Some of this openness stems from the editors’ own backgrounds. Poetry Editor Genevieve Kersten has a B.A. in Studies in Cinema and Media Culture from University of Minnesota-Twin Cities and an M.A. from North Park Theological Seminary in Chicago. Flash Fiction Editor Eric Andrew Newman has a B.A. in English from University of San Diego with an emphasis in Creative Writing and an M.S. in Library Science from Dominican University.
Kersten explains their motivation to start a lit mag: “We’re both writers ourselves, and we've always loved to engage in the literary community as readers and supporters of lit mags. We've been on literary Twitter for a while now and love interacting with other writers and lit mags. Starting our own lit mag just seemed like the next step in the natural progression of our literary journey.”
Since starting the publication, Kersten comments and the ups and downs: “They’re really the same thing. We get so many amazing submissions and can only publish a few on the site. Since it's just the two of us, sometimes the sheer amount of submissions we get can overwhelm us, but there really is nothing more exciting than finding a true gem from a writer we haven't heard of in the inbox.”
The editorial process, and the site itself, Kersten explains as “low-fi”: “We’re partners in life, as well as at the magazine, so most of the work gets done at home in the evenings and on weekends. Since it's just the two of us, each editor gives every submission in their genre the first read. If they really like a piece, they'll hand it off to the other editor. Then we decide which pieces to publish. We don't always agree and ultimately each of us has autonomy over our own genre. We prioritize a quick turnaround time.”
In recognizing some of the contributors to the publication, Kersten wanted to give a special shout out to friends who entrusted the editors with their work early on in the process, “when Okay Donkey was just an idea and not yet a full-fledged magazine. They didn't know what it was about or if it would be any good but were still willing to hand over their best stuff. This is Michael Alessi, Chelsea Harris and Dan Sanders for flash fiction, and Ted Mico, Erin Rice and Brian Dau for poetry. Without their excellent work, we don't know if our launch would have been as successful as it was.”
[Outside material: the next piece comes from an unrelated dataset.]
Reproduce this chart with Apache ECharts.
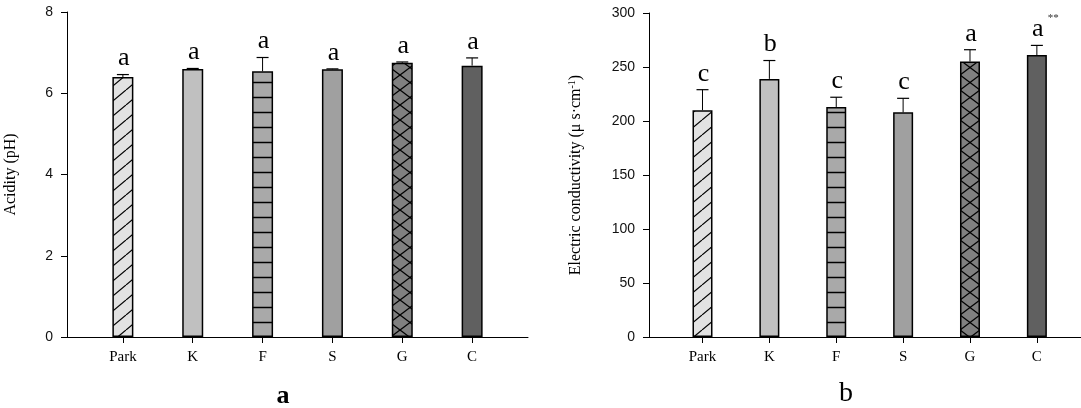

As that success continues, Kersten says they’re looking to organize an Okay Donkey reading in Los Angeles, and possibly Chicago (“our long-time home”) as well as an annual Okay Donkey Flash Fiction Contest and Okay Donkey Poetry Contest. This may take a bit more tech and financial resources, but Kersten adds, “We want our writers to know that we strongly believe in the accessibility of submitting to literary magazines, so even though we might start a tip jar submission system in the future, or charge a small fee for contest entries, we'll always have free submission options available.”
As for the name – one of our core questions with new lit mags is getting to that etymology – Kersten reveals, “It's really too stupid and embarrassing to mention. If we ever meet some of our readers in person, maybe we'll tell them the story over drinks sometime.” I’m looking forward to having that drink with you! In the meantime, we can all enjoy reading Okay Donkey.